Homology of the Klein bottle using cellular homology

Question

I am trying to calculate homology groups of the Klein bottle $K$ using cellular homology. $K$ has one $0$-cell, two $1$-cells and one $2$-cell:

$\require{AMScd}$ \begin{CD} x_0 @>{a}>> x_0 \\ @V{b}VV \circlearrowleft @A{b}AA \\ x_0 @>{a}>> x_0 \end{CD} (The circling arrow indicates an orientation on the 2-cell.)

So the cellular chain complex is of the form: \begin{equation} 0 \rightarrow \mathbb{Z} \xrightarrow[\text{}]{\delta_{2}} \mathbb{Z} \oplus \mathbb{Z}\xrightarrow[\text{}]{\delta_{1}} \mathbb{Z} \rightarrow 0\end{equation} , where $\delta_1$ and $\delta_2$ are the boundary maps. I have trouble with calculating those. In general, given an $i$-cell $\alpha$ with attaching map $\gamma_{\alpha}:S^{i-1} \rightarrow X^{(i-q)}$, and an $(i-1)$-cell $\beta$, we define $f_{\alpha,\beta}:S^{i-1} \rightarrow S^{i-1}$ to be the composition \begin{equation} S^{i-1} \xrightarrow[\text{}]{\gamma_{\alpha}} X^{(i-1)} \rightarrow X^{(i-1)}{/}X^{(i-2)}\xrightarrow[\text{}]{p_{\beta}} S_{\beta}^{i-1} \end{equation} I also know the Cellular Boundary Formula so I think that I need to calculate the degrees of $f_{a,x_0}$ and $f_{b,x_0}$ to get $\delta_1$ and to calculate the degrees of $f_{ab,a}$ and $f_{ab,b}$ to get $\delta_2$. Can someone explain how to calculate the degrees? Is there a general strategy to quickly do so?

Answer 1

For the 1-cell attaching maps the degree is easy: your attaching maps are constant because they are the maps $S^0 \to X^0 = \{x_0\}$ sending both endpoints of your $1$-cells to the $0$-cell. Thus both $\text{deg}f_{a,x_0}$ and $\text{deg}f_{b, x_0}$ are zero and thus $\delta_1 = 0$. It's worth noting that in general, if your $1$-skeleton ends up a wedge of circles the cellular boundary $\delta_1$ will always be zero, for this reason.

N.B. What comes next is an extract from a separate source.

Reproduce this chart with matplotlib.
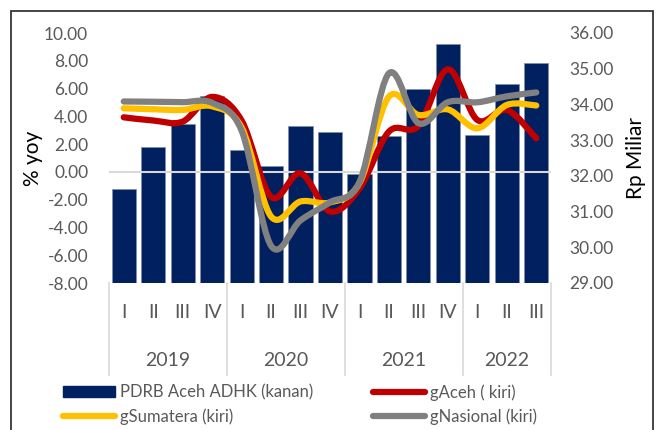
import numpy as np
import matplotlib
matplotlib.use("Agg")
from matplotlib import pyplot as plt
from matplotlib.path import Path
from matplotlib.patches import PathPatch, Rectangle
from matplotlib.lines import Line2D
from matplotlib.transforms import blended_transform_factory

plt.rcParams['font.family'] = ['Lato', 'DejaVu Sans']

quarters = ['I', 'II', 'III', 'IV', 'I', 'II', 'III', 'IV',
            'I', 'II', 'III', 'IV', 'I', 'II', 'III']
years = ['2019', '2020', '2021', '2022']
year_len = [4, 4, 4, 3]

pdrb = [31.62, 32.81, 33.44, 34.24, 32.71, 32.28, 33.40, 33.22,
        32.05, 33.11, 34.42, 35.69, 33.14, 34.56, 35.16]
g_aceh = [3.93, 3.70, 3.62, 5.40, 3.70, -1.80, -0.10, -2.85,
          -1.20, 2.90, 3.30, 7.39, 3.74, 4.46, 2.42]
g_sumatera = [4.58, 4.51, 4.46, 4.72, 3.20, -3.21, -2.13, -2.20,
              -0.80, 5.42, 4.10, 4.50, 3.14, 4.82, 4.78]
g_nasional = [5.07, 5.05, 5.02, 4.97, 2.97, -5.32, -3.49, -2.19,
              -0.74, 7.10, 3.51, 5.02, 5.01, 5.44, 5.72]

C_BAR = '#002060'
C_ACEH = '#c00000'
C_SUM = '#ffc000'
C_NAS = '#808080'
C_TXT = '#595959'


def smooth_path(x, y):
    # excel-like smoothed line: bezier segments, control points from neighbours
    x = np.asarray(x, float)
    y = np.asarray(y, float)
    n = len(x)
    verts = [(x[0], y[0])]
    codes = [Path.MOVETO]
    for i in range(n - 1):
        p0 = np.array([x[max(i - 1, 0)], y[max(i - 1, 0)]])
        p1 = np.array([x[i], y[i]])
        p2 = np.array([x[i + 1], y[i + 1]])
        p3 = np.array([x[min(i + 2, n - 1)], y[min(i + 2, n - 1)]])
        c1 = p1 + (p2 - p0) / 6.0
        c2 = p2 - (p3 - p1) / 6.0
        verts += [tuple(c1), tuple(c2), tuple(p2)]
        codes += [Path.CURVE4] * 3
    return Path(verts, codes)


fig = plt.figure(figsize=(6.58, 4.30), dpi=100)
W, H = 658.0, 430.0

# outer frame
fig.patches.append(Rectangle((11 / W, -0.05), 642 / W, 1.05 - 11 / H,
                             transform=fig.transFigure, fill=False,
                             edgecolor='#262626', linewidth=1.2))

ax = fig.add_axes([109 / W, 1 - 283 / H, 442 / W, 250 / H])
ax2 = ax.twinx()
ax.set_zorder(ax2.get_zorder() + 1)
ax.patch.set_visible(False)

x = np.arange(len(pdrb))
ax2.bar(x, np.array(pdrb) - 29, bottom=29, width=0.82, color=C_BAR,
        edgecolor='#7f8fa9', linewidth=0.5)
ax2.set_ylim(29, 36)
ax2.set_yticks(np.arange(29, 36.5, 1))
ax2.set_yticklabels([f'{v:.2f}' for v in np.arange(29, 36.5, 1)])

ax.axhline(0, color='#d9d9d9', linewidth=1.5, zorder=1)
for vals, col in [(g_aceh, C_ACEH), (g_sumatera, C_SUM), (g_nasional, C_NAS)]:
    ax.add_patch(PathPatch(smooth_path(x, vals), facecolor='none', edgecolor=col,
                           linewidth=4.5, capstyle='round', joinstyle='round',
                           zorder=3))

ax.set_xlim(-0.5, len(pdrb) - 0.5)
ax.set_ylim(-8, 10)
ax.set_yticks(np.arange(-8, 10.5, 2))
ax.set_yticklabels([f'{v:.2f}' for v in np.arange(-8, 10.5, 2)])
ax.set_xticks([])

for a in (ax, ax2):
    for s in a.spines.values():
        s.set_visible(False)
    a.tick_params(axis='y', length=0, labelsize=12.5, labelcolor=C_TXT)
ax.tick_params(axis='y', pad=15)
ax2.tick_params(axis='y', pad=13)

ax.set_ylabel('% yoy', fontsize=15, color='black', labelpad=1)
ax2.set_ylabel('Rp Miliar', fontsize=15, color='black', labelpad=9)

# category axis: quarters, years and separators
tr = blended_transform_factory(ax.transData, ax.transAxes)
for i, q in enumerate(quarters):
    ax.text(i, -0.12, q, transform=tr, ha='center', va='center',
            fontsize=14, color=C_TXT)
start = 0
edges = [-0.5]
for yr, n in zip(years, year_len):
    ax.text(start + (n - 1) / 2, -0.308, yr, transform=tr, ha='center',
            va='center', fontsize=14, color=C_TXT)
    start += n
    edges.append(start - 0.5)
for e in edges:
    ax.add_line(Line2D([e, e], [0, -0.368], transform=tr, color='#d9d9d9',
                       linewidth=1.2, clip_on=False))

handles = [
    Rectangle((0, 0), 1, 1, facecolor=C_BAR, edgecolor=C_BAR),
    Line2D([], [], color=C_SUM, linewidth=4.5, solid_capstyle='round'),
    Line2D([], [], color=C_ACEH, linewidth=4.5, solid_capstyle='round'),
    Line2D([], [], color=C_NAS, linewidth=4.5, solid_capstyle='round'),
]
labels = ['PDRB Aceh ADHK (kanan)', 'gSumatera (kiri)', 'gAceh ( kiri)',
          'gNasional (kiri)']
leg = fig.legend(handles, labels, ncol=2, loc='upper left',
                 bbox_to_anchor=(48 / W, 1 - 369 / H), frameon=False,
                 fontsize=12, handlelength=3.1, handleheight=0.6,
                 handletextpad=0.3, columnspacing=3.6, labelspacing=0.45)
for t in leg.get_texts():
    t.set_color(C_TXT)

fig.savefig('out.png', dpi=100)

Now, I'll call the $2$-cell $e$, instead of $ab$ as you've done, so that when I refer to the $2$-cell it's a bit clearer (its attaching map will involve $a$'s and $b$'s so I don't want any confusion there).

$\delta_2$ also has a quick strategy for computation. The first step is usually to describe the attaching map for the $2$-cell in terms of the $1$-cells; in this case, we can say that the attaching map is $baba^{-1}$ (read off the edges in your polygon), corresponding to $\gamma: S^1 \to X^1 = S^1 \vee S^1$ that on the first quarter-circle of the domain traces the 1-cell $b$, on the second quarter-circle traces $a$, etc.

Now that we've done this, realize that $f_{e,a}$ is the attaching map restricted to $a$, so basically we're deleting $b$ from the formula for $\gamma$; this is the interpretation of the map $f_{\alpha,\beta}$ that you've described. This means that $\text{deg}f_{e,a}$ is the degree of the map described by $aa^{-1}$, which is constant. Similarly, $\text{deg}f_{e,b}$ is the degree of the map represented by $b^2$, which has degree $2$.

Therefore $\delta_1: \mathbb{Z} \oplus \mathbb{Z} \to \mathbb{Z}$ is the $0$ map and $\delta_2: \mathbb{Z} \to \mathbb{Z} \oplus \mathbb{Z}$ sends $1 \mapsto (2,0)$.